### THE TASK
Set down exactly, please, each line from the one containing "Output the web" through the one containing "const yTicks = [-5, 0, 5, 10, 15];", both lines included, and no other line.

Items listed in a dataset
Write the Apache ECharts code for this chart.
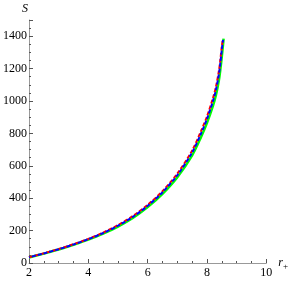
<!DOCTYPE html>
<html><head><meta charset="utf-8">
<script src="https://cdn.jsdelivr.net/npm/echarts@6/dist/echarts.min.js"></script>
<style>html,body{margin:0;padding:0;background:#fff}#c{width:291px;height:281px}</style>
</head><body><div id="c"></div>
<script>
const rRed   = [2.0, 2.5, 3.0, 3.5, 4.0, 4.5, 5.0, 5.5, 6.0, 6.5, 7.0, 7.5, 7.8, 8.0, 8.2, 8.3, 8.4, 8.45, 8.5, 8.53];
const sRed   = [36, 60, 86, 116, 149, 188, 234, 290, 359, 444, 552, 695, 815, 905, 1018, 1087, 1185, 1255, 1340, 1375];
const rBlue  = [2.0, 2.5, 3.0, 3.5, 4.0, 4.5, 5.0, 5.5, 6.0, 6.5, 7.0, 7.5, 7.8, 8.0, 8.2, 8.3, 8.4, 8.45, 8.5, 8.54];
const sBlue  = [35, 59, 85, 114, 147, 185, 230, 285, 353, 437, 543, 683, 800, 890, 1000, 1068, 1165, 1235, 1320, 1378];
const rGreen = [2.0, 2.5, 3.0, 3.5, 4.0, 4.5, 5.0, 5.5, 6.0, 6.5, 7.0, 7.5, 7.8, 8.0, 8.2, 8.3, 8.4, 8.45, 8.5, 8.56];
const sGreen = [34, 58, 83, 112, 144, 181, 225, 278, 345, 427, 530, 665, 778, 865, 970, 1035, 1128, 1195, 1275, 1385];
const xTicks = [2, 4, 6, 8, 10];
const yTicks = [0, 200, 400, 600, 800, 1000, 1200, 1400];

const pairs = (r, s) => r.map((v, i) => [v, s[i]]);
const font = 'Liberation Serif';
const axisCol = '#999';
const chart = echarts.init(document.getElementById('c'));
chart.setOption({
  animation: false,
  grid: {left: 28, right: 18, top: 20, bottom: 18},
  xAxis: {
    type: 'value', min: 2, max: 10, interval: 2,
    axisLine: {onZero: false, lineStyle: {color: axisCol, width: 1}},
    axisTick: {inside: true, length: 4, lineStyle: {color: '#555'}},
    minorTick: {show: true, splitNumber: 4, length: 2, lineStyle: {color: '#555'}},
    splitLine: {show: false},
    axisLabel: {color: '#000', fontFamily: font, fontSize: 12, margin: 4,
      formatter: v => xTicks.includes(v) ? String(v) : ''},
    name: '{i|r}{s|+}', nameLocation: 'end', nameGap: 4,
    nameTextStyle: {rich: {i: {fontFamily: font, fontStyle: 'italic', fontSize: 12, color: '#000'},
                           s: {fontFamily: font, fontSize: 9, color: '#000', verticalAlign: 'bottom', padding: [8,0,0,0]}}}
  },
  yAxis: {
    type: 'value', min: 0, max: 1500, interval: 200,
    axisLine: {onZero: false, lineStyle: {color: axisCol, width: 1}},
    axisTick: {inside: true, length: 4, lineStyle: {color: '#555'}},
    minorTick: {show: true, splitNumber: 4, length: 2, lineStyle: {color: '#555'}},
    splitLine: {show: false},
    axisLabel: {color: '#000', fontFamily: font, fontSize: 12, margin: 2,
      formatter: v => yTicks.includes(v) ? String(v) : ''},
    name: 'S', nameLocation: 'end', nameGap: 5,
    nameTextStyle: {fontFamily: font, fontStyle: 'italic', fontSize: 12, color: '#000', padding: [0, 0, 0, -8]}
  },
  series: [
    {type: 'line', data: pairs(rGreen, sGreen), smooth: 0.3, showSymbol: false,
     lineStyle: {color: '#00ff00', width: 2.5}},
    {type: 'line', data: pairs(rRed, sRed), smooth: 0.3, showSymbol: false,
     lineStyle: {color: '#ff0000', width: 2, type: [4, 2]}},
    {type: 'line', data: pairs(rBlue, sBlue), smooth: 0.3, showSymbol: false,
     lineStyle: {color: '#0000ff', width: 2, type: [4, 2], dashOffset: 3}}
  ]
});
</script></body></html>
--
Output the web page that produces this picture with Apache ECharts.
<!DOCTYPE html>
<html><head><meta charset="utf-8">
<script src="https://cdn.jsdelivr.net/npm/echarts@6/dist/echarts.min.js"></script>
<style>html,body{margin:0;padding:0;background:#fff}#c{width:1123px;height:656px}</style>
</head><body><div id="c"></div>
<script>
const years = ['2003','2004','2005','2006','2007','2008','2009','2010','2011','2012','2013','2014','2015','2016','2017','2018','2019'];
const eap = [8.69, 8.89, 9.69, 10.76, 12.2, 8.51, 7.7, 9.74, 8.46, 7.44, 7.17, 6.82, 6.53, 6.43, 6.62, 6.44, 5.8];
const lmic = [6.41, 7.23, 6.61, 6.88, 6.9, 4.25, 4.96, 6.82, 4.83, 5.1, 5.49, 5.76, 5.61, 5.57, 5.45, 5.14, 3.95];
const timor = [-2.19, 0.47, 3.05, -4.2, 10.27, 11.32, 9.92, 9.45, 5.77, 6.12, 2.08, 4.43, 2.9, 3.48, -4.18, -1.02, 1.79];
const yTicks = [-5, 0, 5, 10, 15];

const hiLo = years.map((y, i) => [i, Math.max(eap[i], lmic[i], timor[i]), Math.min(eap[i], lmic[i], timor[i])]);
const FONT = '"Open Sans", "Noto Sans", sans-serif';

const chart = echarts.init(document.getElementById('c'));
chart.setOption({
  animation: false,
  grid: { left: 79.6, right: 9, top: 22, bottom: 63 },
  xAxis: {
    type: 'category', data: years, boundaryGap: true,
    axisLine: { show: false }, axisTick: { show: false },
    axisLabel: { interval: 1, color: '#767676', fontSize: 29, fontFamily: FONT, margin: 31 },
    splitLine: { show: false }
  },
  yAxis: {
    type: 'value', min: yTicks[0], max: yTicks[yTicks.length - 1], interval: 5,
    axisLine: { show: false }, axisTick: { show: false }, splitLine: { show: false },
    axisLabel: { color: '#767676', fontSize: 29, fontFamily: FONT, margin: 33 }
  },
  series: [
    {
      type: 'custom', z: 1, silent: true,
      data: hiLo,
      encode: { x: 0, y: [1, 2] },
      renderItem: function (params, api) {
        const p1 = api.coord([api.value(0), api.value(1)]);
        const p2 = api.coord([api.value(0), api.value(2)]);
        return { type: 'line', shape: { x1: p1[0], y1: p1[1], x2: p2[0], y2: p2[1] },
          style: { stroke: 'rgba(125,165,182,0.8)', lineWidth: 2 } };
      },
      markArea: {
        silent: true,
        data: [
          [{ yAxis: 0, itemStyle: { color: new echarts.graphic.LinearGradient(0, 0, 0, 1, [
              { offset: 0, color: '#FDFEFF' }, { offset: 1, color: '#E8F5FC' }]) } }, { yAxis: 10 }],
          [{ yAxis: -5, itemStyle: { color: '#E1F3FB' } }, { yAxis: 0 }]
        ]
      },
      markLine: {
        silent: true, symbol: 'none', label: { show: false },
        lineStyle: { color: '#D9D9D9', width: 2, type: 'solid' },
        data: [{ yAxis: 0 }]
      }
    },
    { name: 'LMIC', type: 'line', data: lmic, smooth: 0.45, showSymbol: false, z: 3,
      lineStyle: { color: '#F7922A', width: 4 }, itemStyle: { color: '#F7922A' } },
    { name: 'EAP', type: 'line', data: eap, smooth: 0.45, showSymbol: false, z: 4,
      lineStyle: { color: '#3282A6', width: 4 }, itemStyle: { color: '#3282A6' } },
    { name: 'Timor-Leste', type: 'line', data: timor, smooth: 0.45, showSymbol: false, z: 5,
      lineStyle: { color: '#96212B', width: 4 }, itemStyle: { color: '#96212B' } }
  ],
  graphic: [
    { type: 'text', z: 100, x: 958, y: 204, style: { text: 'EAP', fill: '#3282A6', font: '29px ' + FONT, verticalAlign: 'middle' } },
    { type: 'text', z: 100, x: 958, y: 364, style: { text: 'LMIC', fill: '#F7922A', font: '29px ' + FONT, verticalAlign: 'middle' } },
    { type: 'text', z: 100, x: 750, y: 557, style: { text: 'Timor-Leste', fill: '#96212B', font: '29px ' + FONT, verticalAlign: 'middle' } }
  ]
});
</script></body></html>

### WORKED SOLUTION
Output the web page that produces this picture with Apache ECharts.
<!DOCTYPE html>
<html><head><meta charset="utf-8">
<script src="https://cdn.jsdelivr.net/npm/echarts@6/dist/echarts.min.js"></script>
<style>html,body{margin:0;padding:0;background:#fff}#c{width:1123px;height:656px}</style>
</head><body><div id="c"></div>
<script>
const years = ['2003','2004','2005','2006','2007','2008','2009','2010','2011','2012','2013','2014','2015','2016','2017','2018','2019'];
const eap = [8.69, 8.89, 9.69, 10.76, 12.2, 8.51, 7.7, 9.74, 8.46, 7.44, 7.17, 6.82, 6.53, 6.43, 6.62, 6.44, 5.8];
const lmic = [6.41, 7.23, 6.61, 6.88, 6.9, 4.25, 4.96, 6.82, 4.83, 5.1, 5.49, 5.76, 5.61, 5.57, 5.45, 5.14, 3.95];
const timor = [-2.19, 0.47, 3.05, -4.2, 10.27, 11.32, 9.92, 9.45, 5.77, 6.12, 2.08, 4.43, 2.9, 3.48, -4.18, -1.02, 1.79];
const yTicks = [-5, 0, 5, 10, 15];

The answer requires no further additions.